Baudrillard, ne “La sparizione dell’arte” (1988), sostiene che l’arte si sia dissolta nella realtà, trasformandosi in una ‘materializzazione semiotica’. Il vero rischio, secondo lui, non è tanto la mercificazione dei valori estetici, quanto la loro riduzione a semplici segni museografici, svuotati di significato, fino a diventare una ‘simulazione depressiva, ripetitiva’. Non è la ripetizione in sé a destare preoccupazione—opere come le “Campbell’s Soups” di Andy Warhol dimostrano come un’immagine replicata possa mantenere una forte carica simbolica—ma la proliferazione di immagini prive di un vero messaggio, “in cui non c’è niente da vedere”.
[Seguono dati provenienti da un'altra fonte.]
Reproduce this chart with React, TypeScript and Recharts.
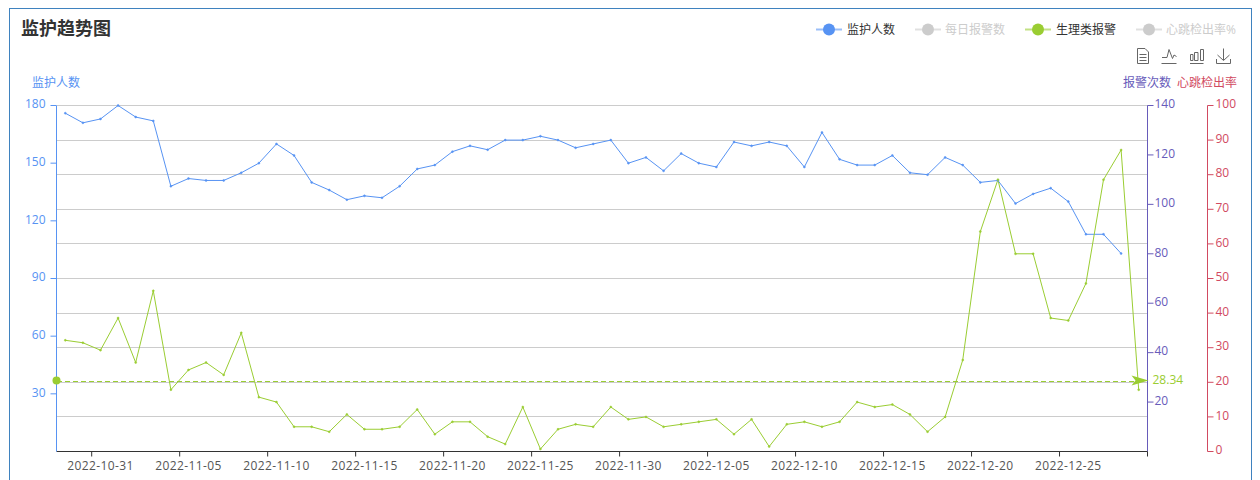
import React from "react";
import { LineChart, Line, XAxis, YAxis, CartesianGrid, ReferenceLine } from "recharts";

const dates = [
  "2022-10-29", "2022-10-30", "2022-10-31",
  "2022-11-01", "2022-11-02", "2022-11-03", "2022-11-04", "2022-11-05", "2022-11-06", "2022-11-07", "2022-11-08", "2022-11-09", "2022-11-10",
  "2022-11-11", "2022-11-12", "2022-11-13", "2022-11-14", "2022-11-15", "2022-11-16", "2022-11-17", "2022-11-18", "2022-11-19", "2022-11-20",
  "2022-11-21", "2022-11-22", "2022-11-23", "2022-11-24", "2022-11-25", "2022-11-26", "2022-11-27", "2022-11-28", "2022-11-29", "2022-11-30",
  "2022-12-01", "2022-12-02", "2022-12-03", "2022-12-04", "2022-12-05", "2022-12-06", "2022-12-07", "2022-12-08", "2022-12-09", "2022-12-10",
  "2022-12-11", "2022-12-12", "2022-12-13", "2022-12-14", "2022-12-15", "2022-12-16", "2022-12-17", "2022-12-18", "2022-12-19", "2022-12-20",
  "2022-12-21", "2022-12-22", "2022-12-23", "2022-12-24", "2022-12-25", "2022-12-26", "2022-12-27", "2022-12-28", "2022-12-29",
];

const monitored = [
  176, 171, 173, 180, 174, 172, 138, 142, 141, 141, 145, 150, 160, 154, 140, 136, 131, 133, 132, 138,
  147, 149, 156, 159, 157, 162, 162, 164, 162, 158, 160, 162, 150, 153, 146, 155, 150, 148, 161, 159,
  161, 159, 148, 166, 152, 149, 149, 154, 145, 144, 153, 149, 140, 141, 129, 134, 137, 130, 113, 113,
  103, null,
];

const physioAlarms = [
  45, 44, 41, 54, 36, 65, 25, 33, 36, 31, 48, 22, 20, 10, 10, 8, 15, 9, 9, 10,
  17, 7, 12, 12, 6, 3, 18, 1, 9, 11, 10, 18, 13, 14, 10, 11, 12, 13, 7, 13,
  2, 11, 12, 10, 12, 20, 18, 19, 15, 8, 14, 37, 89, 110, 80, 80, 54, 53, 68, 110,
  122, 25,
];

const physioAverage = 28.34;

const xTicks = [
  "2022-10-31", "2022-11-05", "2022-11-10", "2022-11-15", "2022-11-20", "2022-11-25", "2022-11-30",
  "2022-12-05", "2022-12-10", "2022-12-15", "2022-12-20", "2022-12-25", "2022-12-29",
];
const leftTicks = [30, 60, 90, 120, 150, 180];
const alarmTicks = [20, 40, 60, 80, 100, 120, 140];
const rateTicks = [0, 10, 20, 30, 40, 50, 60, 70, 80, 90, 100];

const rows = dates.map((date, i) => ({
  date,
  monitored: monitored[i],
  physio: physioAlarms[i],
}));

const BLUE = "#5793f3";
const PURPLE = "#675bba";
const RED = "#d14a61";
const GREEN = "#9acd32";
const FONT = '"Open Sans", "Noto Sans CJK SC", sans-serif';
const PLOT_WIDTH = 1091;
const BAND = PLOT_WIDTH / dates.length;

function DateTick({ x, y, payload }: any) {
  const isEnd = payload.value === dates[dates.length - 1];
  const tickX = isEnd ? x + BAND / 2 : x - BAND / 2;
  return (
    <g>
      <line x1={tickX} x2={tickX} y1={y - 8} y2={y - 3} stroke="#333" />
      {!isEnd && (
        <text x={x} y={y + 10} textAnchor="middle" fontSize={12} letterSpacing={0.4} fill="#555" fontFamily={FONT}>
          {payload.value}
        </text>
      )}
    </g>
  );
}

function AverageLine({ x1, x2, y1 }: any) {
  const left = Math.min(x1, x2);
  const right = Math.max(x1, x2);
  return (
    <g>
      <line x1={left} x2={right - 8} y1={y1} y2={y1} stroke={GREEN} strokeDasharray="5 3" shapeRendering="crispEdges" />
      <circle cx={left} cy={y1 - 1} r={4} fill={GREEN} />
      <path
        d={`M${right + 1} ${y1 - 1} L${right - 16} ${y1 - 6} L${right - 12} ${y1 - 1} L${right - 16} ${y1 + 4} Z`}
        fill={GREEN}
      />
      <text x={right + 5} y={y1 + 3} fontSize={12} fill={GREEN} fontFamily={FONT}>
        {physioAverage}
      </text>
    </g>
  );
}

const legendItems = [
  { label: "监护人数", lineX: 816, textX: 847, color: BLUE, active: true },
  { label: "每日报警数", lineX: 915, textX: 945, color: "#ccc", active: false },
  { label: "生理类报警", lineX: 1025, textX: 1056, color: GREEN, active: true },
  { label: "心跳检出率%", lineX: 1136, textX: 1166, color: "#ccc", active: false },
];

function Overlay() {
  return (
    <svg width={1260} height={480} style={{ position: "absolute", left: 0, top: 0, pointerEvents: "none" }} fontFamily={FONT}>
      <text x={21} y={35} fontSize={18} fontWeight={700} fill="#333">监护趋势图</text>
      {legendItems.map((item) => (
        <g key={item.label}>
          <line x1={item.lineX} x2={item.lineX + 26} y1={29.5} y2={29.5} stroke={item.color} strokeOpacity={0.6} strokeWidth={2} />
          <circle cx={item.lineX + 13} cy={29.5} r={6} fill={item.color} />
          <text x={item.textX} y={33.5} fontSize={12} fill={item.active ? "#333" : "#ccc"}>{item.label}</text>
        </g>
      ))}
      <g fill="none" stroke="#666">
        <path d="M1137.5 48.5 H1145 L1148.5 52 V63.5 H1137.5 Z M1139.5 54.5 H1146.5 M1139.5 57.5 H1146.5 M1139.5 60.5 H1146.5" />
        <path d="M1161.5 63.5 H1176.5 M1162 57.5 H1167 L1169 49.5 L1172.5 58.5 L1174 55 L1176.5 56.5" />
        <path d="M1190 63.5 H1203.5 M1190.5 54.5 H1193 V60.5 H1190.5 Z M1194.5 52.5 H1198 V60.5 H1194.5 Z M1200.5 49.5 H1203.5 V60.5 H1200.5 Z" />
        <path d="M1223.5 48.5 V60 M1217.5 55 L1223.5 60.5 L1229.5 55 M1216.5 59 V63.5 H1230.5 V59" />
      </g>
      <text x={32} y={87} fontSize={12} fill={BLUE}>监护人数</text>
      <text x={1123} y={87} fontSize={12} fill={PURPLE}>报警次数</text>
      <text x={1177} y={87} fontSize={12} fill={RED}>心跳检出率</text>
    </svg>
  );
}

export default function App() {
  return (
    <div style={{ position: "absolute", left: 0, top: 0, width: 1260, height: 480, overflow: "hidden", background: "#fff" }}>
      <div
        style={{
          position: "absolute",
          left: 9,
          top: 8,
          width: 1241,
          height: 472,
          border: "1px solid #3f82bf",
          borderBottom: "none",
          boxSizing: "content-box",
        }}
      />
      <div style={{ position: "absolute", left: 0, top: 0 }}>
        <LineChart
          width={1260}
          height={480}
          data={rows}
          margin={{ top: 105.5, right: 0, bottom: 0.5, left: 16.5 }}
        >
          <CartesianGrid vertical={false} stroke="#ccc" yAxisId="rate" shapeRendering="crispEdges" />
          <XAxis
            dataKey="date"
            scale="band"
            interval={0}
            ticks={xTicks}
            stroke="#333"
            tickLine={false}
            tick={<DateTick />}
            height={28}
          />
          <YAxis
            yAxisId="people"
            orientation="left"
            width={40}
            domain={[0, 180]}
            ticks={leftTicks}
            stroke={BLUE}
            tick={{ fill: BLUE, fontSize: 12, fontFamily: FONT, dy: -1.5 }}
            tickMargin={5}
          />
          <YAxis
            yAxisId="alarms"
            orientation="right"
            width={60}
            domain={[0, 140]}
            ticks={alarmTicks}
            stroke={PURPLE}
            tick={{ fill: PURPLE, fontSize: 12, fontFamily: FONT, dy: -1.5 }}
            tickMargin={1}
          />
          <YAxis
            yAxisId="rate"
            orientation="right"
            width={52.5}
            domain={[0, 100]}
            allowDataOverflow
            ticks={rateTicks}
            stroke={RED}
            tick={{ fill: RED, fontSize: 12, fontFamily: FONT, dy: -1.5 }}
            tickMargin={2}
          />
          <Line
            yAxisId="people"
            dataKey="monitored"
            stroke={BLUE}
            strokeWidth={1}
            dot={{ r: 1, fill: BLUE, stroke: BLUE, strokeWidth: 0.5 }}
            isAnimationActive={false}
          />
          <Line
            yAxisId="alarms"
            dataKey="physio"
            stroke={GREEN}
            strokeWidth={1}
            dot={{ r: 1, fill: GREEN, stroke: GREEN, strokeWidth: 0.5 }}
            isAnimationActive={false}
          />
          <ReferenceLine yAxisId="alarms" y={physioAverage} zIndex={2000} shape={<AverageLine />} />
        </LineChart>
      </div>
      <Overlay />
    </div>
  );
}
Se la musica, il cinema e la letteratura smettono di interrogare il presente e di scuotere le coscienze, rischiano di perdere il loro senso più profondo.

Quel che si sceglie di dire

Sanremo è un grande spettacolo, un evento che da decenni unisce milioni di persone davanti alla televisione. Ma può essere più di questo. Può rimanere un momento di festa e leggerezza, certo, ma può anche diventare uno spazio di riflessione, uno strumento per lasciare un segno. Perché l’arte non è solo svago: è anche testimonianza, è la capacità di dire qualcosa che rimanga, che continui a risuonare nel tempo. Questo, però, non significa che la leggerezza sia un difetto. La musica può far sognare, distrarre, aiutare ad affrontare momenti difficili. Ma può anche fare molto di più: può far pensare, dare voce a chi non ce l’ha, lasciare un segno nel tempo. Baudrillard ci mette in guardia contro l’arte ridotta a un mero flusso di immagini prive di significato, destinate a perdersi nel rumore di fondo della società.
Troisi e De André, con il loro silenzio, ci ricordano che la rilevanza non è data dalla quantità di parole, ma dal valore di ciò che si sceglie di dire. E a volte, è proprio il silenzio a comunicare le cose più importanti.